After Sankofa, Maggie and Susan left the group. Sonia and Louise continued, often painting murals as individuals until 1992.
“In our work the responsibility I felt was to produce a mural in best materials and after that it has a natural life. When we painted the mural on the side of Woolworths in 1982, the local anarchists decided to spray graffiti all over it and harangued us – very angry – we talked to them – cleaned it up straight away and because we talked with them together it didn’t happen again. And that’s the sort of responsibility I feel – when we were painting in East London there was an intifada going on and boys started throwing stones at us and I thought blimey! There’s two things I can do: run away and not come back or talk to them. I told them they were great boys but they had to stop throwing stones – and they did. I feel a responsibility to the community when I’m doing it.
community and conflict
After us muralists plonked art into public spaces with their view of the world without any consideration of the place and population – sometimes it works but sometimes I think its horrible. Art in public has to be part of that place and population. In the North Peckham Estate, riots were going on and the murals were all about them and because of our commitment to community involvement I could not move an inch without speaking to them.
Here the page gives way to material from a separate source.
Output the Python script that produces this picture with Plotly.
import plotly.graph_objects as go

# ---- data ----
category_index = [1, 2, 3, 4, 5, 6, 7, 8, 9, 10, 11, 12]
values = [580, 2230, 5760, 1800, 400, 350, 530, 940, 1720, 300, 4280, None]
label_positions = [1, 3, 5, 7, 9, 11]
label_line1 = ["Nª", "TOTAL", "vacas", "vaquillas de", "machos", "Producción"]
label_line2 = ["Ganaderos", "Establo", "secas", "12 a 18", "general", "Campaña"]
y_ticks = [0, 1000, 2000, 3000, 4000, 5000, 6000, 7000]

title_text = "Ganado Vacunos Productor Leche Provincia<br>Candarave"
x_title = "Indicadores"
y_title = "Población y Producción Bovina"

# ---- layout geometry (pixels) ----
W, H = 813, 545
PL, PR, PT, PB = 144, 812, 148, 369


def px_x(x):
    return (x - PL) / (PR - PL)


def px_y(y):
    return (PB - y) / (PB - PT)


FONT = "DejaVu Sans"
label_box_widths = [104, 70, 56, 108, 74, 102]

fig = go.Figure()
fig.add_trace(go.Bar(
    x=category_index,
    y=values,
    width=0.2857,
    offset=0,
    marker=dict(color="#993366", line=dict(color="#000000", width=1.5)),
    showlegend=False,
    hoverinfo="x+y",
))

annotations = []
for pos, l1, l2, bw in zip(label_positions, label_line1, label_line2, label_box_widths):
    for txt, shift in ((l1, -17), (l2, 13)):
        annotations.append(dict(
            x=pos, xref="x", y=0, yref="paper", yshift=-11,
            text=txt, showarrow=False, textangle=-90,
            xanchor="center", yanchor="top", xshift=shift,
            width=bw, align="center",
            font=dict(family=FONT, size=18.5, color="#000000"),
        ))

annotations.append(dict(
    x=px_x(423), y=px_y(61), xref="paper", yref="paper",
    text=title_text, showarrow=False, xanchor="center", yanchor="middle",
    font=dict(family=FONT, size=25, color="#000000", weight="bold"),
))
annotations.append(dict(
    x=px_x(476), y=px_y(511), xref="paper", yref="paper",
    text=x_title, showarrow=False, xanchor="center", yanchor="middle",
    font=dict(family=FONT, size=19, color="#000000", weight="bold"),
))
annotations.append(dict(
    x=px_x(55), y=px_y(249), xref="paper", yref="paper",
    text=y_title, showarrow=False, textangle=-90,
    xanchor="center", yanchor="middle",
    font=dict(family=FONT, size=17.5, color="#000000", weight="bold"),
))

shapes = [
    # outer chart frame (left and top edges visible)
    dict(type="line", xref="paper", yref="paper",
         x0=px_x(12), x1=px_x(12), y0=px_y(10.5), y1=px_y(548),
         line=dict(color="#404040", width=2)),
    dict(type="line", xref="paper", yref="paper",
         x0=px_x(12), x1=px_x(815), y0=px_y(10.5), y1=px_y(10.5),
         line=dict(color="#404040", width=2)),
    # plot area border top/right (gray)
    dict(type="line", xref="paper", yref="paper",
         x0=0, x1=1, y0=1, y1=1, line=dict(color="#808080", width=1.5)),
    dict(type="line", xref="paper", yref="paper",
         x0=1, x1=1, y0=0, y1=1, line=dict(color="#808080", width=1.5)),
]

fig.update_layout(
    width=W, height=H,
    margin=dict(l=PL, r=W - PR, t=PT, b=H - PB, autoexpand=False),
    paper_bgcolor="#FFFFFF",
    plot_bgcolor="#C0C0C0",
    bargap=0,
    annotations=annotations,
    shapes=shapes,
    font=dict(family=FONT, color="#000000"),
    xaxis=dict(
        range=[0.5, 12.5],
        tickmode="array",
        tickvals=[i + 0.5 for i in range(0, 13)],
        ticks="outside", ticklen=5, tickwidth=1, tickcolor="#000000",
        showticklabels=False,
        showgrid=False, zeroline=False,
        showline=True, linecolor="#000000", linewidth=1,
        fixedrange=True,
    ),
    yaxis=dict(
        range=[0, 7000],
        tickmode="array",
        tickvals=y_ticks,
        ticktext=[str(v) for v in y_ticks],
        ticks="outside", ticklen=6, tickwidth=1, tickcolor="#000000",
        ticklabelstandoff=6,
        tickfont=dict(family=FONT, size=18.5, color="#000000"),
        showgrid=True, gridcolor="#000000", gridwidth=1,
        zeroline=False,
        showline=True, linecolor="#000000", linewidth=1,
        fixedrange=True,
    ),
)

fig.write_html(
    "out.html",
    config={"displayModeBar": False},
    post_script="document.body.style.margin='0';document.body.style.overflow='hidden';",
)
I think the murals were the best period of my art – not that it was all great art but that it was connected to the community and to other artists and there was nothing I liked better than climbing up a scaffolding – it was a very buoyant period for Art. Shelley said that poets are the unacknowledged legislators of mankind. I think artists are too. Think of ‘Guernica’ – that had an impact and the Mexican muralists had an impact. I don’t know if we did but we brought art into the public domain and to people who had never been inside a gallery – and that was my job.